To continue a debate only just begun at the workshop, I also organised the interdisciplinary panel ‘Lights in the Distance – Migration History on our shores’ which, as part of as part Writing on the Wall festival Black History Month programme, explored the broader issue of migration from the West Indies to Central Asia. To explore parallel storylines relating to past and present migrants, I was in conversation with journalist Daniel Trilling, Dr. Kathy Burrell, Dr. Arshad Isakjee and PhD candidate Emy Onuora. We succeeded in exploring overlapping themes and uncovering how history repeats itself in terms of the inhumane treatment of people, whether of the refugee ‘crisis’ or the Windrush scandal.

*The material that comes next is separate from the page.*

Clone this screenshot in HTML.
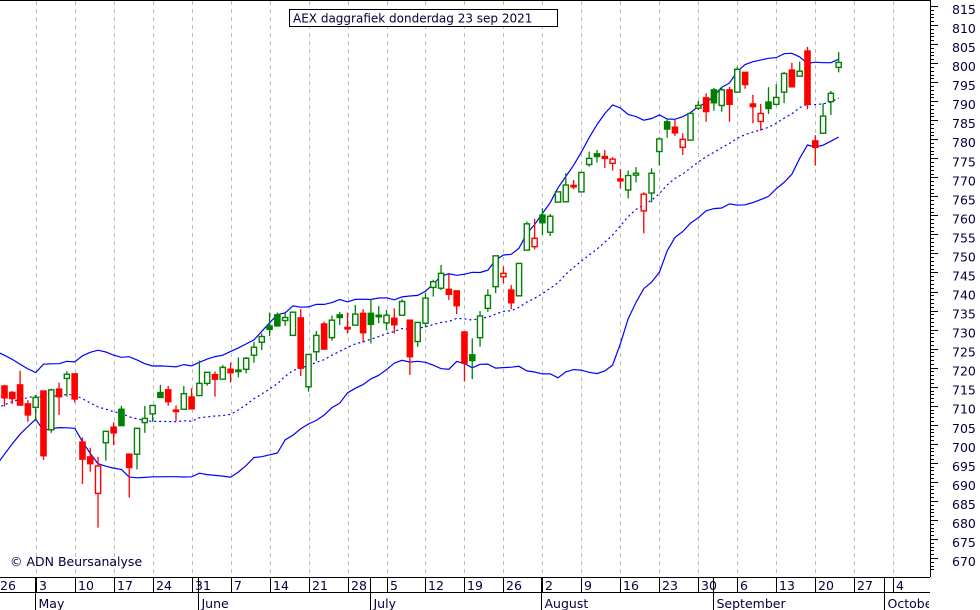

Migration, media stories and artistic production are all components of my PhD thesis titled ‘Re-thinking World Literature and Diasporic Writing: the Case of Afghanistani Translingual Authors Khaled Hosseini and Atiq Rahimi’. With this comparative study, I claim that contemporary studies of World Literature are predominantly focussed on the sociology of literature and not its distinctive poetics. It is my contention that studies on World Literature would benefit significantly from exploring literary strategies aimed at broadening the current definition of translingual authors living in diasporic contexts. Intending to introduce academics to a new perspective on Afghanistani translingual authors, I have already presented my research at The University of Sydney, SOAS University of London, Université de la Sorbonne (Paris IV), The University of Melbourne, The University of Oxford, The University of Leeds and The University of Berlin. My thesis is informed by narratology, postcolonial and media studies, I aim to foreground different literary and linguistic strategies for a more heterogeneous view of Diaspora writing. By interpreting artistic voices, we can break with the usual narratives and resist the binaries of victimisation and terrorism that give a distorted image of countries like Afghanistan and of their people.”